Jonathan Foley was a member of a group of scientists who published a report in the journal Nature last year. It looked at nine aspects of the environment in order to determine how close humanity is to pushing the Earth beyond its capacity to sustain life as we know it.
According to the report Jonathan Foley helped write, there's some breathing room in some areas. But in others we're either approaching a tipping point or already past it. For example, with biodiversity loss, he says we've blown way past the limit.
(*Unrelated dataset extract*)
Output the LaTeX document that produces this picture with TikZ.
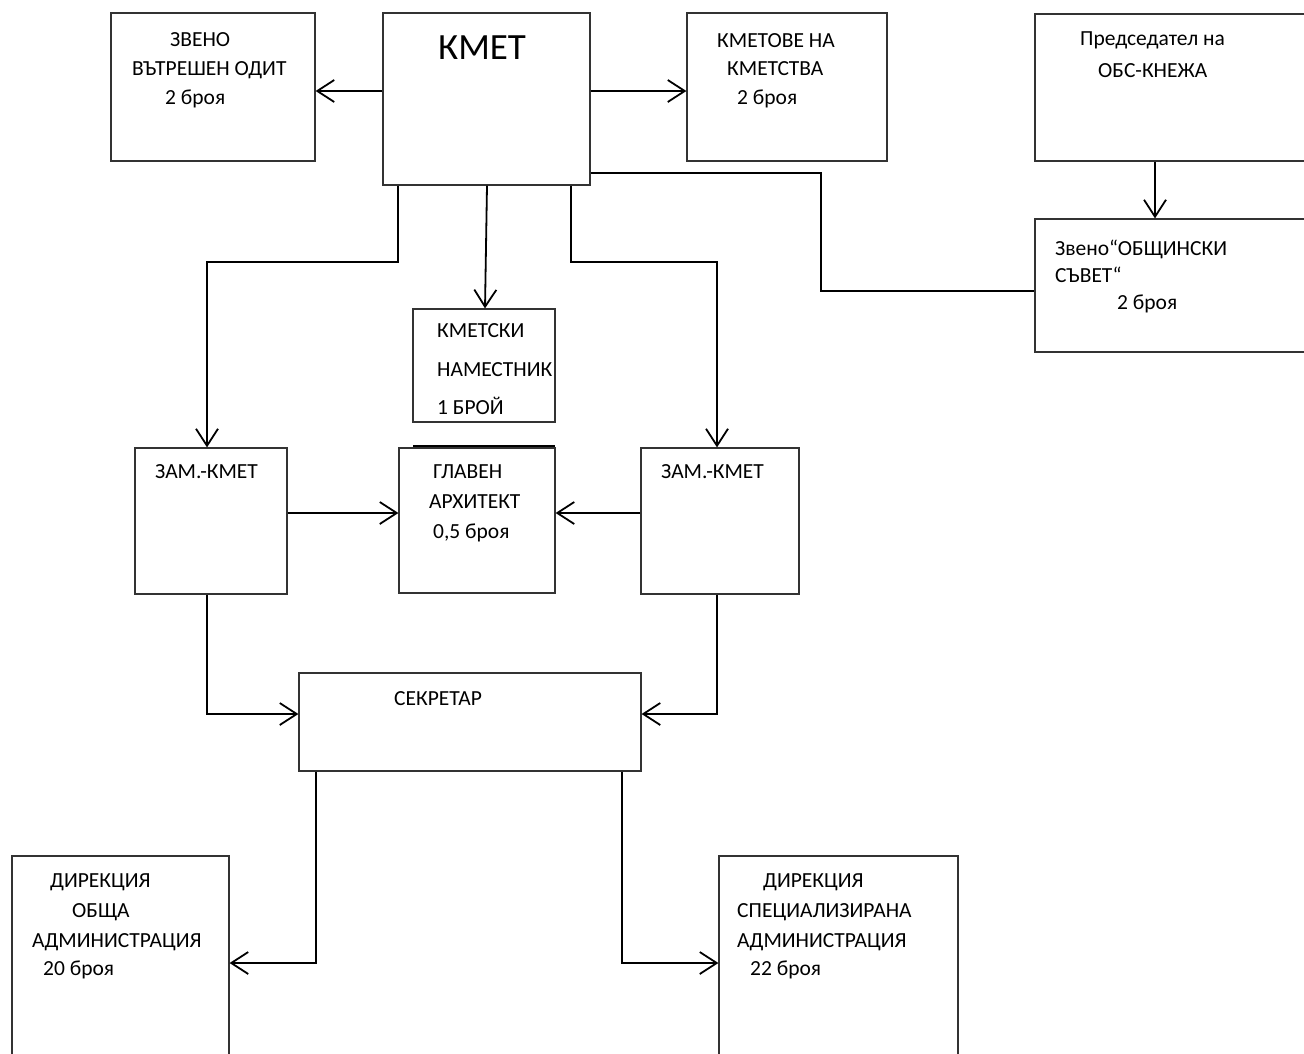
\documentclass[tikz,border=0pt]{standalone}
\usepackage{fontspec}
\setmainfont{Carlito}
\usetikzlibrary{arrows.meta}
\tikzset{
  x=1pt, y=-1pt,
  box/.style={draw=black!80, line width=1.2pt, rectangle, inner sep=0pt},
  conn/.style={draw=black, line width=1.8pt},
  arr/.style={conn, -{Straight Barb[length=17pt,width=22pt]}},
  lbl/.style={anchor=base west, inner sep=0pt, font=\fontsize{21.5}{26}\selectfont, text=black},
  big/.style={anchor=base west, inner sep=0pt, font=\fontsize{37}{42}\selectfont, text=black}
}
\begin{document}
\begin{tikzpicture}
\useasboundingbox (0,0) rectangle (1304,1053);
\clip (0,0) rectangle (1304,1053);
\fill[white] (0,0) rectangle (1304,1053);

% boxes
\node[box, minimum width=204pt, minimum height=148pt] (zveno)   at (213,87) {};
\node[box, minimum width=207pt, minimum height=172pt] (kmet)    at (486.5,99) {};
\node[box, minimum width=200pt, minimum height=148pt] (kmetove) at (787,87) {};
\node[box, minimum width=285pt, minimum height=147pt] (pred)    at (1177.5,87.5) {};
\node[box, minimum width=285pt, minimum height=133pt] (zvenoos) at (1177.5,285.5) {};
\node[box, minimum width=142pt, minimum height=113pt] (namest)  at (484,365.5) {};
\node[box, minimum width=156pt, minimum height=145pt] (glaven)  at (477,520.5) {};
\node[box, minimum width=152pt, minimum height=146pt] (zam1)    at (211,521) {};
\node[box, minimum width=158pt, minimum height=146pt] (zam2)    at (720,521) {};
\node[box, minimum width=342pt, minimum height=98pt]  (sekr)    at (470,722) {};
\node[box, minimum width=217pt, minimum height=214pt] (dir1)    at (120.5,963) {};
\node[box, minimum width=239pt, minimum height=214pt] (dir2)    at (838.5,963) {};

% thick segment above ГЛАВЕН АРХИТЕКТ
\draw[line width=2.4pt] (413,446) -- (555,446);

% texts
\node[lbl] (t1) at (170,46) {ЗВЕНО};
\node[lbl] (t2) at (132,75) {ВЪТРЕШЕН ОДИТ};
\node[lbl] (t3) at (165,104) {2 броя};
\node[big] (t4) at (438,59) {КМЕТ};
\node[lbl] (t5) at (717,47) {КМЕТОВЕ НА};
\node[lbl] (t6) at (727,75) {КМЕТСТВА};
\node[lbl] (t7) at (737,104) {2 броя};
\node[lbl] (t8) at (1080,45) {Председател на};
\node[lbl] (t9) at (1098,77) {ОБС-КНЕЖА};
\node[lbl] (t10) at (1055,255) {Звено“ОБЩИНСКИ};
\node[lbl] (t11) at (1055,282) {СЪВЕТ“};
\node[lbl] (t12) at (1117,309) {2 броя};
\node[lbl] (t13) at (437,337) {КМЕТСКИ};
\node[lbl] (t14) at (437,376) {НАМЕСТНИК};
\node[lbl] (t15) at (437,414) {1 БРОЙ};
\node[lbl] (t16) at (433,478) {ГЛАВЕН};
\node[lbl] (t17) at (429,508) {АРХИТЕКТ};
\node[lbl] (t18) at (433,538) {0,5 броя};
\node[lbl] (t19) at (155,478) {ЗАМ.-КМЕТ};
\node[lbl] (t20) at (661,478) {ЗАМ.-КМЕТ};
\node[lbl] (t21) at (394,705) {СЕКРЕТАР};
\node[lbl] (t22) at (50,887) {ДИРЕКЦИЯ};
\node[lbl] (t23) at (72,917) {ОБЩА};
\node[lbl] (t24) at (32,947) {АДМИНИСТРАЦИЯ};
\node[lbl] (t25) at (43,975) {20 броя};
\node[lbl] (t26) at (763,887) {ДИРЕКЦИЯ};
\node[lbl] (t27) at (737,917) {СПЕЦИАЛИЗИРАНА};
\node[lbl] (t28) at (737,947) {АДМИНИСТРАЦИЯ};
\node[lbl] (t29) at (750,975) {22 броя};

% helper coordinates
\coordinate (y91) at (0,91);
\coordinate (y173) at (0,173);
\coordinate (y291) at (0,291);
\coordinate (y262) at (0,262);
\coordinate (y513) at (0,513);
\coordinate (y714) at (0,714);
\coordinate (y963) at (0,963);
\coordinate (x1155) at (1155,0);
\coordinate (x398) at (398,0);
\coordinate (x207) at (207,0);
\coordinate (x487) at (487,0);
\coordinate (x485) at (485,0);
\coordinate (x571) at (571,0);
\coordinate (x717) at (717,0);
\coordinate (x821) at (821,0);
\coordinate (x316) at (316,0);
\coordinate (x622) at (622,0);

% connectors
\draw[arr] (kmet.west |- y91) -- (zveno.east |- y91);
\draw[arr] (kmet.east |- y91) -- (kmetove.west |- y91);
\draw[conn] (kmet.east |- y173) -| (x821 |- y291) -- (zvenoos.west |- y291);
\draw[arr] (pred.south -| x1155) -- (zvenoos.north -| x1155);
\draw[arr] (kmet.south -| x398) -- (x398 |- y262) -| (zam1.north -| x207);
\draw[arr] (kmet.south -| x487) -- (namest.north -| x485);
\draw[arr] (kmet.south -| x571) -- (x571 |- y262) -| (zam2.north -| x717);
\draw[arr] (zam1.east |- y513) -- (glaven.west |- y513);
\draw[arr] (zam2.west |- y513) -- (glaven.east |- y513);
\draw[arr] (zam1.south -| x207) |- (sekr.west |- y714);
\draw[arr] (zam2.south -| x717) |- (sekr.east |- y714);
\draw[arr] (sekr.south -| x316) |- (dir1.east |- y963);
\draw[arr] (sekr.south -| x622) |- (dir2.west |- y963);
\end{tikzpicture}
\end{document}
Bill McKibben has been thinking about planetary boundaries for a long time. And he thinks we've already reached a breaking point. His latest book is called Eaarth: Making a Life on a Tough New Planet.That's "Eaarth" with two a's by the way. In it, he argues that we need to develop a blueprint for life on a planet that's not as friendly to humans as it used to be. Bill McKibben was in Toronto.
Last Word: Anna Lappe
Before we go ... Bill McKibben was just telling us about how we need to change our food system for the harsh, new planet we live on. That's something Anna Lappe has spent a lot of time working on. Her new book is called Diet for a Hot Planet: The Climate Crisis at the End of Your Fork and What You Can Do About It. And she thinks that a low-carbon, low-chemical food system would be good news for foodies. We gave her the last word this morning.